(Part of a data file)

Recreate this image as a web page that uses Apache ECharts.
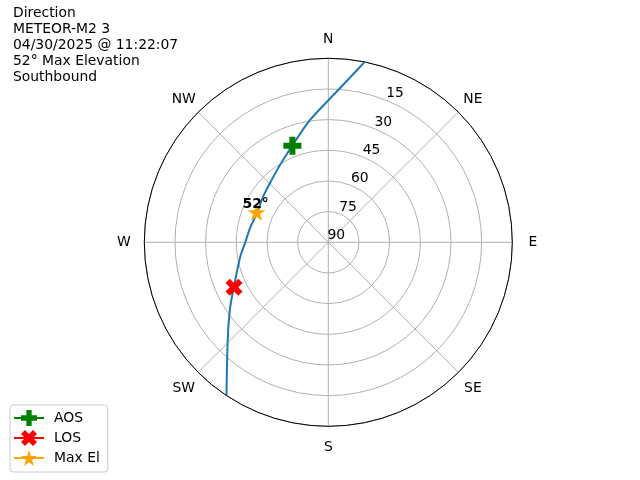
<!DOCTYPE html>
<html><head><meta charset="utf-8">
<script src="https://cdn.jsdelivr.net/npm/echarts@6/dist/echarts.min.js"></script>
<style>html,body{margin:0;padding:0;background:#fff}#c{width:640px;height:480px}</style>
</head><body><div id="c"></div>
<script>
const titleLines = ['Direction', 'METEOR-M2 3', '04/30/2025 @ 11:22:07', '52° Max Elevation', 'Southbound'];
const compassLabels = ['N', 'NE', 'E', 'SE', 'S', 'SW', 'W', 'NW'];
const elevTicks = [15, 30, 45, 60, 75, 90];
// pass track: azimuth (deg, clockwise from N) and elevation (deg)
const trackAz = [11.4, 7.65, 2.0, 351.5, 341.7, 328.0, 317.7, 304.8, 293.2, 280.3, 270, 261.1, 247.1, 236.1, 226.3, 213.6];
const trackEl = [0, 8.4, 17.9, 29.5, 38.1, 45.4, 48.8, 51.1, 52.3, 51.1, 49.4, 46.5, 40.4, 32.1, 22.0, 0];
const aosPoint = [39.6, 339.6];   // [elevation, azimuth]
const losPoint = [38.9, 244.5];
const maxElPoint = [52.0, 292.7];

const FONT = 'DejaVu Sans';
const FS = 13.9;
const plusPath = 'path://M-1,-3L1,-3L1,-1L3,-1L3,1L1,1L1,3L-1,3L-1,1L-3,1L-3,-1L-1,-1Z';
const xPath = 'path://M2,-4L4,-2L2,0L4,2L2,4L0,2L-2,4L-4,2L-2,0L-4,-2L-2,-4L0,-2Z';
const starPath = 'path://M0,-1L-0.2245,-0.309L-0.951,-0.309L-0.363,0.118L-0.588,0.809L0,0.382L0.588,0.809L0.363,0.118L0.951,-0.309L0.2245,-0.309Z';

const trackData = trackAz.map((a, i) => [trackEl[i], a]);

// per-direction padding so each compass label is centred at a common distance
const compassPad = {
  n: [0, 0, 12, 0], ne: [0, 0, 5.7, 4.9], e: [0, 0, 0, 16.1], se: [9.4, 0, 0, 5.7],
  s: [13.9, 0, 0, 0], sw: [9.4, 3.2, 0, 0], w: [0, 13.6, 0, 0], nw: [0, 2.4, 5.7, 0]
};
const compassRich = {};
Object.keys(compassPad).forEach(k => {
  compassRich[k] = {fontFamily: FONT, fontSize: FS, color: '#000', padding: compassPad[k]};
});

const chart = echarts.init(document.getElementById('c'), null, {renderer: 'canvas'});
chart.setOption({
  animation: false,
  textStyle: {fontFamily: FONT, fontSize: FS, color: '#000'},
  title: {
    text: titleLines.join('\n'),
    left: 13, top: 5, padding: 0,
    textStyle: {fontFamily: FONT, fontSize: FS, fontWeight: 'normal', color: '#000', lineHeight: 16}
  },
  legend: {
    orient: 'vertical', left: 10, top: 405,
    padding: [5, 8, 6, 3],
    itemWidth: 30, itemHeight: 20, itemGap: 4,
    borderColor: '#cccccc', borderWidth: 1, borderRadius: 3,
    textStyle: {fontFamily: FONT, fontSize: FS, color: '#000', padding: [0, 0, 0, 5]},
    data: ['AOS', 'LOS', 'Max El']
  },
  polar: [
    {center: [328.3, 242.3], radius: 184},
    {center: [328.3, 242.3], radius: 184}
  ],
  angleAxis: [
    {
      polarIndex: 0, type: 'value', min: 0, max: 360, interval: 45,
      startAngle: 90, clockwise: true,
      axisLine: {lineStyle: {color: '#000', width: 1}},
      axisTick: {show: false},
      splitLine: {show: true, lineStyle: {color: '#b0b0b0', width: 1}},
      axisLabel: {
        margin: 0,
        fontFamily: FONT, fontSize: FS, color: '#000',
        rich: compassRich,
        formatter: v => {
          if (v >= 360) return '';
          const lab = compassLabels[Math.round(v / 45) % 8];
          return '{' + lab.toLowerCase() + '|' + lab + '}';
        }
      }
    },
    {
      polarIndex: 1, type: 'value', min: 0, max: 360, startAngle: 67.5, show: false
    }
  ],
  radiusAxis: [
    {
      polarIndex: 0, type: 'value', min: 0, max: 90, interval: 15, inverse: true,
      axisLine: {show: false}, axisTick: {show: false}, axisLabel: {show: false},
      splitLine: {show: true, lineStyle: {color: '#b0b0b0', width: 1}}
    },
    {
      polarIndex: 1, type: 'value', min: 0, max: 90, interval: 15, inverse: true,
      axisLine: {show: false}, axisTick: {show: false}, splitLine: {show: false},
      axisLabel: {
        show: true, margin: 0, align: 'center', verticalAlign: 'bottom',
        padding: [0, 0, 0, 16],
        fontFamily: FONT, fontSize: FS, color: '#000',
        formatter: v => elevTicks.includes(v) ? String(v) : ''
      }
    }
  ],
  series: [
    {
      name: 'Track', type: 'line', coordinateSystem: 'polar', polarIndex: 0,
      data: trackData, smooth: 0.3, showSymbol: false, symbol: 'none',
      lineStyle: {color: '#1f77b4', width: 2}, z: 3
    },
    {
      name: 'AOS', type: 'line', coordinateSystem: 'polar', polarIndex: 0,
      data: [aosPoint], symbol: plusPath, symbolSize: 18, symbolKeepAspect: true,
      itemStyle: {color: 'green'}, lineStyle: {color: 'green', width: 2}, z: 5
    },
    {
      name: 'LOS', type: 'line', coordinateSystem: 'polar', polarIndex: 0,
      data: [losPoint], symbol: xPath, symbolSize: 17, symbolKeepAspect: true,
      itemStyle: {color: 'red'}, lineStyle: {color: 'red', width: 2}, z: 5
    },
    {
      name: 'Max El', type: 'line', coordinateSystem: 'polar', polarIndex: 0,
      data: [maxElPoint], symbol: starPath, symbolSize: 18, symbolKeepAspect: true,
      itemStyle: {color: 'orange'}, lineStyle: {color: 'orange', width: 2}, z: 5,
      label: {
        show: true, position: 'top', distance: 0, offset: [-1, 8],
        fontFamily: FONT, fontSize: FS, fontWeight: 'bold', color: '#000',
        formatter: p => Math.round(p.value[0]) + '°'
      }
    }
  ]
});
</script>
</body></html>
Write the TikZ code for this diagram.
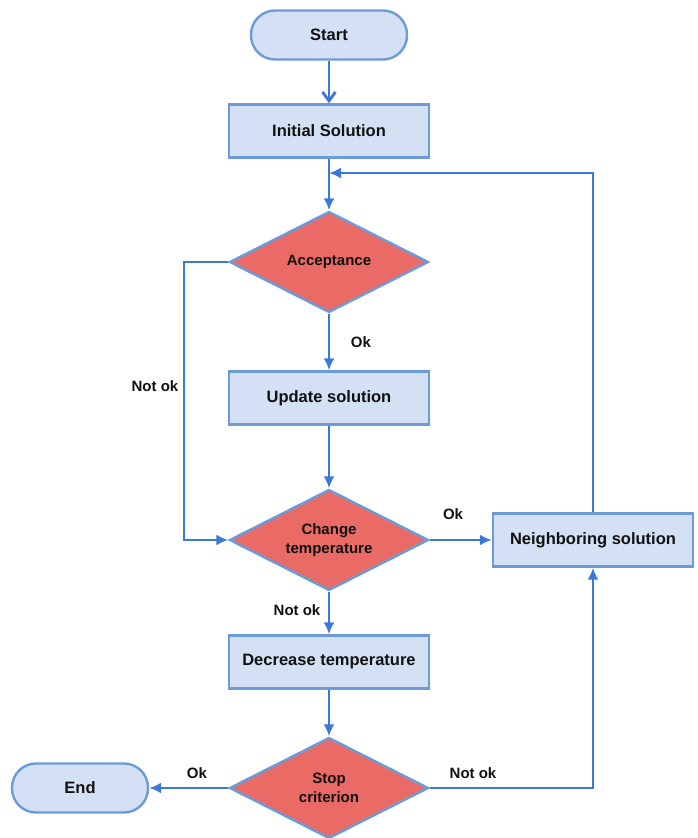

• YOUR TASK
Exclude the pictures. Write out the remaining data exactly.

• SOLUTION
Recreate this image as a web page that uses Apache ECharts.
<!DOCTYPE html>
<html><head><meta charset="utf-8">
<script src="https://cdn.jsdelivr.net/npm/echarts@6/dist/echarts.min.js"></script>
<style>html,body{margin:0;padding:0;background:#fff}#c{width:640px;height:480px}</style>
</head><body><div id="c"></div>
<script>
const titleLines = ['Direction', 'METEOR-M2 3', '04/30/2025 @ 11:22:07', '52° Max Elevation', 'Southbound'];
const compassLabels = ['N', 'NE', 'E', 'SE', 'S', 'SW', 'W', 'NW'];
const elevTicks = [15, 30, 45, 60, 75, 90];
// pass track: azimuth (deg, clockwise from N) and elevation (deg)
const trackAz = [11.4, 7.65, 2.0, 351.5, 341.7, 328.0, 317.7, 304.8, 293.2, 280.3, 270, 261.1, 247.1, 236.1, 226.3, 213.6];
const trackEl = [0, 8.4, 17.9, 29.5, 38.1, 45.4, 48.8, 51.1, 52.3, 51.1, 49.4, 46.5, 40.4, 32.1, 22.0, 0];
const aosPoint = [39.6, 339.6];   // [elevation, azimuth]
const losPoint = [38.9, 244.5];
const maxElPoint = [52.0, 292.7];

const FONT = 'DejaVu Sans';
const FS = 13.9;
const plusPath = 'path://M-1,-3L1,-3L1,-1L3,-1L3,1L1,1L1,3L-1,3L-1,1L-3,1L-3,-1L-1,-1Z';
const xPath = 'path://M2,-4L4,-2L2,0L4,2L2,4L0,2L-2,4L-4,2L-2,0L-4,-2L-2,-4L0,-2Z';
const starPath = 'path://M0,-1L-0.2245,-0.309L-0.951,-0.309L-0.363,0.118L-0.588,0.809L0,0.382L0.588,0.809L0.363,0.118L0.951,-0.309L0.2245,-0.309Z';

const trackData = trackAz.map((a, i) => [trackEl[i], a]);

// per-direction padding so each compass label is centred at a common distance
const compassPad = {
  n: [0, 0, 12, 0], ne: [0, 0, 5.7, 4.9], e: [0, 0, 0, 16.1], se: [9.4, 0, 0, 5.7],
  s: [13.9, 0, 0, 0], sw: [9.4, 3.2, 0, 0], w: [0, 13.6, 0, 0], nw: [0, 2.4, 5.7, 0]
};
const compassRich = {};
Object.keys(compassPad).forEach(k => {
  compassRich[k] = {fontFamily: FONT, fontSize: FS, color: '#000', padding: compassPad[k]};
});

const chart = echarts.init(document.getElementById('c'), null, {renderer: 'canvas'});
chart.setOption({
  animation: false,
  textStyle: {fontFamily: FONT, fontSize: FS, color: '#000'},
  title: {
    text: titleLines.join('\n'),
    left: 13, top: 5, padding: 0,
    textStyle: {fontFamily: FONT, fontSize: FS, fontWeight: 'normal', color: '#000', lineHeight: 16}
  },
  legend: {
    orient: 'vertical', left: 10, top: 405,
    padding: [5, 8, 6, 3],
    itemWidth: 30, itemHeight: 20, itemGap: 4,
    borderColor: '#cccccc', borderWidth: 1, borderRadius: 3,
    textStyle: {fontFamily: FONT, fontSize: FS, color: '#000', padding: [0, 0, 0, 5]},
    data: ['AOS', 'LOS', 'Max El']
  },
  polar: [
    {center: [328.3, 242.3], radius: 184},
    {center: [328.3, 242.3], radius: 184}
  ],
  angleAxis: [
    {
      polarIndex: 0, type: 'value', min: 0, max: 360, interval: 45,
      startAngle: 90, clockwise: true,
      axisLine: {lineStyle: {color: '#000', width: 1}},
      axisTick: {show: false},
      splitLine: {show: true, lineStyle: {color: '#b0b0b0', width: 1}},
      axisLabel: {
        margin: 0,
        fontFamily: FONT, fontSize: FS, color: '#000',
        rich: compassRich,
        formatter: v => {
          if (v >= 360) return '';
          const lab = compassLabels[Math.round(v / 45) % 8];
          return '{' + lab.toLowerCase() + '|' + lab + '}';
        }
      }
    },
    {
      polarIndex: 1, type: 'value', min: 0, max: 360, startAngle: 67.5, show: false
    }
  ],
  radiusAxis: [
    {
      polarIndex: 0, type: 'value', min: 0, max: 90, interval: 15, inverse: true,
      axisLine: {show: false}, axisTick: {show: false}, axisLabel: {show: false},
      splitLine: {show: true, lineStyle: {color: '#b0b0b0', width: 1}}
    },
    {
      polarIndex: 1, type: 'value', min: 0, max: 90, interval: 15, inverse: true,
      axisLine: {show: false}, axisTick: {show: false}, splitLine: {show: false},
      axisLabel: {
        show: true, margin: 0, align: 'center', verticalAlign: 'bottom',
        padding: [0, 0, 0, 16],
        fontFamily: FONT, fontSize: FS, color: '#000',
        formatter: v => elevTicks.includes(v) ? String(v) : ''
      }
    }
  ],
  series: [
    {
      name: 'Track', type: 'line', coordinateSystem: 'polar', polarIndex: 0,
      data: trackData, smooth: 0.3, showSymbol: false, symbol: 'none',
      lineStyle: {color: '#1f77b4', width: 2}, z: 3
    },
    {
      name: 'AOS', type: 'line', coordinateSystem: 'polar', polarIndex: 0,
      data: [aosPoint], symbol: plusPath, symbolSize: 18, symbolKeepAspect: true,
      itemStyle: {color: 'green'}, lineStyle: {color: 'green', width: 2}, z: 5
    },
    {
      name: 'LOS', type: 'line', coordinateSystem: 'polar', polarIndex: 0,
      data: [losPoint], symbol: xPath, symbolSize: 17, symbolKeepAspect: true,
      itemStyle: {color: 'red'}, lineStyle: {color: 'red', width: 2}, z: 5
    },
    {
      name: 'Max El', type: 'line', coordinateSystem: 'polar', polarIndex: 0,
      data: [maxElPoint], symbol: starPath, symbolSize: 18, symbolKeepAspect: true,
      itemStyle: {color: 'orange'}, lineStyle: {color: 'orange', width: 2}, z: 5,
      label: {
        show: true, position: 'top', distance: 0, offset: [-1, 8],
        fontFamily: FONT, fontSize: FS, fontWeight: 'bold', color: '#000',
        formatter: p => Math.round(p.value[0]) + '°'
      }
    }
  ]
});
</script>
</body></html>
Write the TikZ code for this diagram.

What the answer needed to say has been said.